Monday, June 13, 2011

Choosing Sides

There are like six billion dating sites out there, so first I had to decide which one to use.  I turned to an old standby, eHarmony, because I had an account with them almost ten years ago, and I figured it would be less work than any other, newer site.

Well, guess what:  things have changed a lot since I last visited eHarmony, and it turns out that it sucks even more now than it did then.  Hoops galore, and I don't have the legs for jumping.  

So, armed with valuable advice from my BFF ("... anyone named Chip should be avoided at all costs."), I did the best I could until she asked if she could see my profile.

Me: I guess ... if I could figure this fucking thing out. It won't put my pics on my profile page, and it's being an asshole. 
That should probably be my capsule description, right?
"Hello, I'm [Lemon, Out]. I can't figure this fucking thing out and it's being a giant asshole. Let's get busy."


Me: It says my profile is only 80 percent complete, but I answered all their fucking questions and put up three pictures THAT IT'S NOT DISPLAYING ON MY PROFILE PREVIEW, so what the hell, eHarmony? WHAT. THE. HELL.

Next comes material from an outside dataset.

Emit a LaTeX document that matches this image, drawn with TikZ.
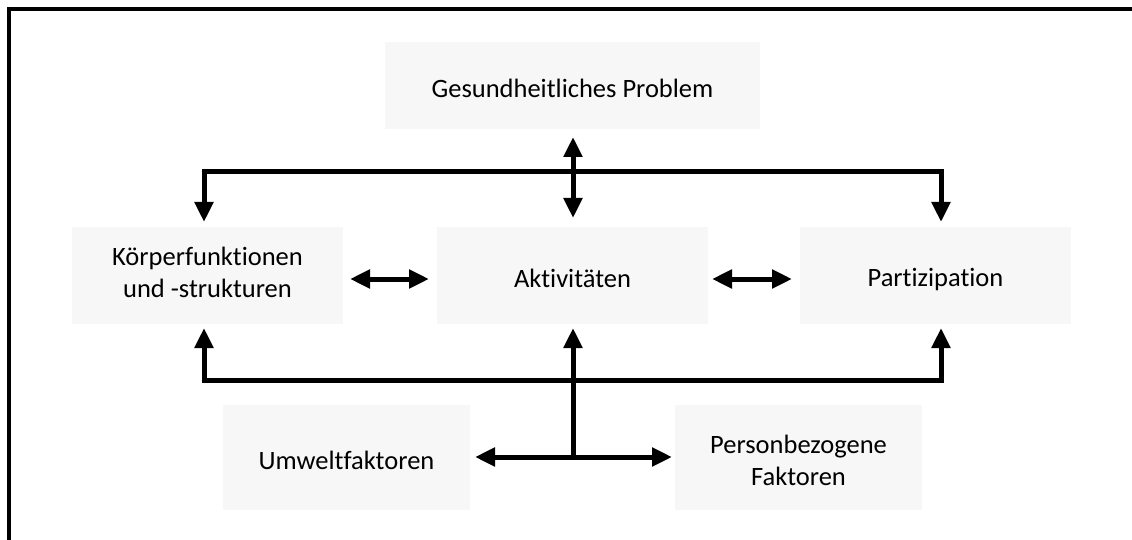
\documentclass[tikz,border=0pt]{standalone}
\usepackage{fontspec}
\setmainfont{Carlito}[Ligatures=NoCommon]
\usetikzlibrary{arrows.meta}
\definecolor{boxgray}{HTML}{F7F7F7}
\newcommand\lowstrut{\rule[-2pt]{0pt}{28.8pt}}
\tikzset{
  box/.style={fill=boxgray, draw=none, inner sep=0pt, align=center,
    font=\fontsize{26.5}{32}\selectfont, text=black},
  conn/.style={line width=5pt, -{Triangle[width=18pt,length=20pt]}},
  dconn/.style={line width=5pt, {Triangle[width=18pt,length=20pt]}-{Triangle[width=18pt,length=20pt]}},
}
\begin{document}
\begin{tikzpicture}[x=1pt,y=-1pt]
\useasboundingbox (0,0) rectangle (1132,540);
% frame (only top and left visible)
\draw[line width=4pt] (9,560) -- (9,9) -- (1150,9);
% boxes
\node[box, minimum width=375pt, minimum height=87pt] (gp) at (572.5,85.5) {Gesundheitliches Problem\lowstrut};
\node[box, minimum width=271pt, minimum height=97pt] (kf) at (207.5,275.5) {Körperfunktionen\strut\\und -strukturen\strut};
\node[box, minimum width=271pt, minimum height=97pt] (ak) at (572.5,275.5) {Aktivitäten\lowstrut};
\node[box, minimum width=271pt, minimum height=97pt] (pa) at (935.5,275.5) {Partizipation\lowstrut};
\node[box, minimum width=247pt, minimum height=105pt] (uf) at (346.5,457.5) {Umweltfaktoren\lowstrut};
\node[box, minimum width=247pt, minimum height=105pt] (pf) at (798.5,457.5) {Personbezogene\lowstrut\\Faktoren\lowstrut};
% coordinates
\coordinate (tm) at (573,172);
\coordinate (tl) at (204,172);
\coordinate (tr) at (941,172);
\coordinate (tla) at (204,222);
\coordinate (tra) at (941,222);
\coordinate (bm) at (573,380);
\coordinate (bl) at (204,380);
\coordinate (br) at (941,380);
\coordinate (bla) at (204,328);
\coordinate (bra) at (941,328);
\coordinate (aka) at (573,328);
\coordinate (hub) at (573,457);
\coordinate (ufa) at (475,457);
\coordinate (pfa) at (672,457);
\coordinate (gpa) at (573,137);
\coordinate (gpb) at (573,218);
\coordinate (kfa) at (350,279);
\coordinate (kfb) at (429,279);
\coordinate (paa) at (712,279);
\coordinate (pab) at (792,279);
% top connector
\draw[conn] (tm) -- (tl) -- (tla);
\draw[conn] (tm) -- (tr) -- (tra);
\draw[dconn] (gpa) -- (gpb);
% side double arrows
\draw[dconn] (kfa) -- (kfb);
\draw[dconn] (paa) -- (pab);
% bottom connector
\draw[conn] (bm) -- (bl) -- (bla);
\draw[conn] (bm) -- (br) -- (bra);
\draw[conn] (hub) -- (aka);
\draw[dconn] (ufa) -- (pfa);
\end{tikzpicture}
\end{document}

And THEN--and this was where the camel turned around and was like, "If that fucking straw comes anywhere near me ..."--I did a search for new matches. How many lucky guys did I get matched with?

NOT A DAMN ONE.

Me: See ya, eHarmony.  Lemme see what OK Cupid has to say about that.

I switched over to OK Cupid and it was immediately evident that I was going to like this one much better, mostly on account of it's free. Also, there are probably going to be a lot more people on OKC who don't care about marriage and all its attendant bullshit, which is FINE BY ME.